━━ RECORDS TO USE ━━
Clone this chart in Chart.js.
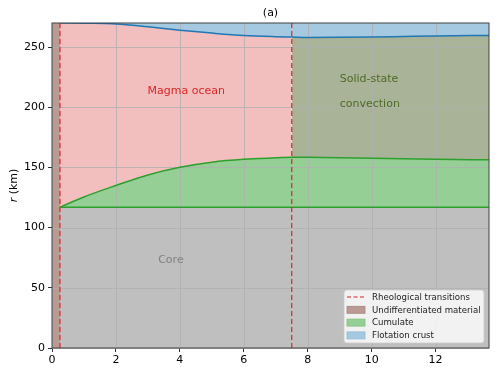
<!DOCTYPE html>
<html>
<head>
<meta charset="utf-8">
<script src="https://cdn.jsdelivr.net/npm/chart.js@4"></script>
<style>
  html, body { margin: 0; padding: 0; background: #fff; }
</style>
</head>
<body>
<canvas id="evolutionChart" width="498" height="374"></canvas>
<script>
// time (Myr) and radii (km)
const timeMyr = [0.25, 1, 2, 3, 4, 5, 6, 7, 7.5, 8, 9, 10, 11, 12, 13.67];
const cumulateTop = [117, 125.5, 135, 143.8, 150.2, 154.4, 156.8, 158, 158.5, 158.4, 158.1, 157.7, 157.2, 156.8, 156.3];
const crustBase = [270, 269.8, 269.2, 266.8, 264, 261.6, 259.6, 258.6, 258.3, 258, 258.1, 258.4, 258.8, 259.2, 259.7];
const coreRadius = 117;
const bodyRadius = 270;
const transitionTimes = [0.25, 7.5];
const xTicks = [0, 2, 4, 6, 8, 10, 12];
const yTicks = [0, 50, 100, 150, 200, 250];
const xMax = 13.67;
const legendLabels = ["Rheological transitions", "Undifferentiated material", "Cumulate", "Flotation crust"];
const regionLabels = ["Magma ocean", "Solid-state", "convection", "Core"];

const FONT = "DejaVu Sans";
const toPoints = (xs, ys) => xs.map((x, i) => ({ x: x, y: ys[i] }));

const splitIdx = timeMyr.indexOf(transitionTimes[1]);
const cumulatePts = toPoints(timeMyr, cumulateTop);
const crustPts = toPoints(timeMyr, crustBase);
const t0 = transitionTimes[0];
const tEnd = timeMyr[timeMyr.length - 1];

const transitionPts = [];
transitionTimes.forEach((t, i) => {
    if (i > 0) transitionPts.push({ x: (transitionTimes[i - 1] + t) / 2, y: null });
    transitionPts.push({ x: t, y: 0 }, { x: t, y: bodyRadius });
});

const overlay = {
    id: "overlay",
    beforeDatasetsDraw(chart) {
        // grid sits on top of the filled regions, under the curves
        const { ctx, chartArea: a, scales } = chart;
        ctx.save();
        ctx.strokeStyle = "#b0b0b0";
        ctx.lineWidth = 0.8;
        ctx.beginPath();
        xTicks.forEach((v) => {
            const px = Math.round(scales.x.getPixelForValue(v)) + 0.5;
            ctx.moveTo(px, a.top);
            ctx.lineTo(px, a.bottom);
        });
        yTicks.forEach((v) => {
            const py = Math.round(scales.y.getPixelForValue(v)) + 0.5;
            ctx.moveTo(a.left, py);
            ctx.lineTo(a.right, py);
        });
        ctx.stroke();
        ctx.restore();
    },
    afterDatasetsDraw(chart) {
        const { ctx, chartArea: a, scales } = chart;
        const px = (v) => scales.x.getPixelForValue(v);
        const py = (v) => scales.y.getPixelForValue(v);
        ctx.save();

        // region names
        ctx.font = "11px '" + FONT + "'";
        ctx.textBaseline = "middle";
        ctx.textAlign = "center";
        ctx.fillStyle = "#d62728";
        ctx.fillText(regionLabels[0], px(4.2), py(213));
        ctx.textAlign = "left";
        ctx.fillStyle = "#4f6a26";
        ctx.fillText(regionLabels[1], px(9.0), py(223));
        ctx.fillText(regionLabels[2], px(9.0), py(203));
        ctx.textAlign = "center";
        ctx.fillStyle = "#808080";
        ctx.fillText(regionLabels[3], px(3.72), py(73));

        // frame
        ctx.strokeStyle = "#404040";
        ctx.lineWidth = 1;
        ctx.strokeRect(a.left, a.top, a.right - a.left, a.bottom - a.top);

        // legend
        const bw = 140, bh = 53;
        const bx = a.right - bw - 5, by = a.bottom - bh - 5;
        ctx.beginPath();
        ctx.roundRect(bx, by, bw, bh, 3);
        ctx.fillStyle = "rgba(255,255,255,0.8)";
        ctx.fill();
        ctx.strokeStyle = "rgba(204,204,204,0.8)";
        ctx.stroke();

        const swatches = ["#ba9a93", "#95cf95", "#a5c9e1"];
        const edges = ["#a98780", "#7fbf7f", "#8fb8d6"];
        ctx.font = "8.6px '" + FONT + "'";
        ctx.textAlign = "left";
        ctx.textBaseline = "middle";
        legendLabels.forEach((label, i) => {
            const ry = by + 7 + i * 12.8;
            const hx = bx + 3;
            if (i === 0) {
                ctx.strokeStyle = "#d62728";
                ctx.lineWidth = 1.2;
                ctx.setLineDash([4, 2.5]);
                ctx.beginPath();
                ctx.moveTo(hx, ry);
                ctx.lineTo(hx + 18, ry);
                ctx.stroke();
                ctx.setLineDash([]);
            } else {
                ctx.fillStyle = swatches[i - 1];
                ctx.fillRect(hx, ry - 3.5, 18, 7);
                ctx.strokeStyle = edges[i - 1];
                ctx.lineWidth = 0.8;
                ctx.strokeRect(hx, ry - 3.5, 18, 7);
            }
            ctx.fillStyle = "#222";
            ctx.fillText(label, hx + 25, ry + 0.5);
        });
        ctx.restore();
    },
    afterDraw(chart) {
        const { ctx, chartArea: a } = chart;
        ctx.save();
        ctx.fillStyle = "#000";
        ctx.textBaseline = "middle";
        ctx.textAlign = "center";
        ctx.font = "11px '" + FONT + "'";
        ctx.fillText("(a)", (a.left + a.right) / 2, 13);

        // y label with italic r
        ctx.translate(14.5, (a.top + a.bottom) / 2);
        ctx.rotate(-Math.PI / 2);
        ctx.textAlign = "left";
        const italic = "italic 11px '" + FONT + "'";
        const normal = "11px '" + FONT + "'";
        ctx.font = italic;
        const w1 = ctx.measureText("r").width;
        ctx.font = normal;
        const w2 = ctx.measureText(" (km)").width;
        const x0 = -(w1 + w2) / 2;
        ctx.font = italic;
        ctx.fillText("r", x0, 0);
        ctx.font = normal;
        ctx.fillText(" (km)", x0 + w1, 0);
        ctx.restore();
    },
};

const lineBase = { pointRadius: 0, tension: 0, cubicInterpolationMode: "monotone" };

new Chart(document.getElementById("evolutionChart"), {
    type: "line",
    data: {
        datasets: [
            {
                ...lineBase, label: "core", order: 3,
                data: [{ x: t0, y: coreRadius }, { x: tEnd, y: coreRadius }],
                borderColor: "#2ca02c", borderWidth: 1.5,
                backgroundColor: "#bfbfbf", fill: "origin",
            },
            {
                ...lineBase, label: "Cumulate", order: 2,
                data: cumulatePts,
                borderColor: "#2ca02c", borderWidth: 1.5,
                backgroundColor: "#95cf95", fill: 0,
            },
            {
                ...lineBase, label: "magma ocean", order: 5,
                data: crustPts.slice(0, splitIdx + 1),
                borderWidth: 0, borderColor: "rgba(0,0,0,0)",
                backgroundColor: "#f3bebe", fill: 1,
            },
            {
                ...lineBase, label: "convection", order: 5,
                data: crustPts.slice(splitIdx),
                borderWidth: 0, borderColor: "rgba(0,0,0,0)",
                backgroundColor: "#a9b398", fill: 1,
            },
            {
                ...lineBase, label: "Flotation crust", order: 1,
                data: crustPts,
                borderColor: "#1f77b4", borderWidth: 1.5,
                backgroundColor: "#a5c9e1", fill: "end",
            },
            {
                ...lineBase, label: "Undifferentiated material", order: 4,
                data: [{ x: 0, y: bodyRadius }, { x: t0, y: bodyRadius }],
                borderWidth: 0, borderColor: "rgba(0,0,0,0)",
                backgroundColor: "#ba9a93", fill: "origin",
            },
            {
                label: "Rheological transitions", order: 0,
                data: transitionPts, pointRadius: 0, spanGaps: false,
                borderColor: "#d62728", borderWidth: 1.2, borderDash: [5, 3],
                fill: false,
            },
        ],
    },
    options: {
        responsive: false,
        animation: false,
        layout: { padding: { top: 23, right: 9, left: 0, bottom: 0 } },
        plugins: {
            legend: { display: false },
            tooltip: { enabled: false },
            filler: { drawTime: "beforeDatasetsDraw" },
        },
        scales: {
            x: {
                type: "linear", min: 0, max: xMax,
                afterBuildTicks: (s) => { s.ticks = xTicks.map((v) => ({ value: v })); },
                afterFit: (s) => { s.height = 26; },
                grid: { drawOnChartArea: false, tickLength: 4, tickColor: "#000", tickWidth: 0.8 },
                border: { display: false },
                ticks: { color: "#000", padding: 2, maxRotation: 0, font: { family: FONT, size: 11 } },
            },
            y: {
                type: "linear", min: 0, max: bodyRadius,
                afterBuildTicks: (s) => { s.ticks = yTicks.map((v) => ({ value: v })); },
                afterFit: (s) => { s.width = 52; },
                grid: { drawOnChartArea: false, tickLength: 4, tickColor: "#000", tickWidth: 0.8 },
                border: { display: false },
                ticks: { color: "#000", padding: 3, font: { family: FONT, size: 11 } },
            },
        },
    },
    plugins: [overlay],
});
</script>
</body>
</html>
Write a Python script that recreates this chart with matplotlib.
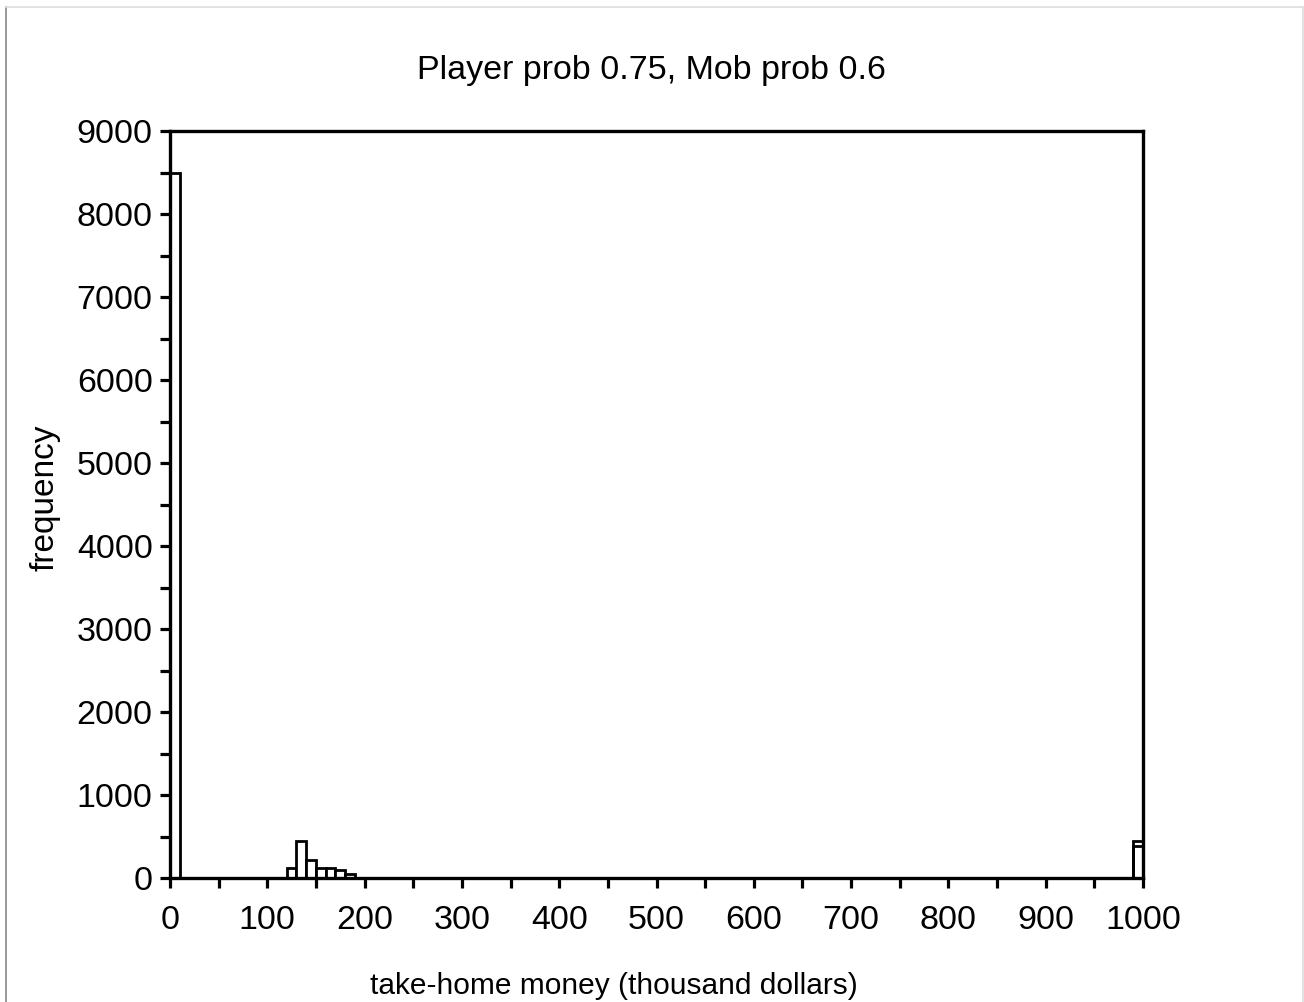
━━━
(AIM OF THE TASK) From the listing above, copy all lines holding the word "with".

(ANSWER BELOW)
        // y label with italic r
Write a Python script that recreates this chart with matplotlib.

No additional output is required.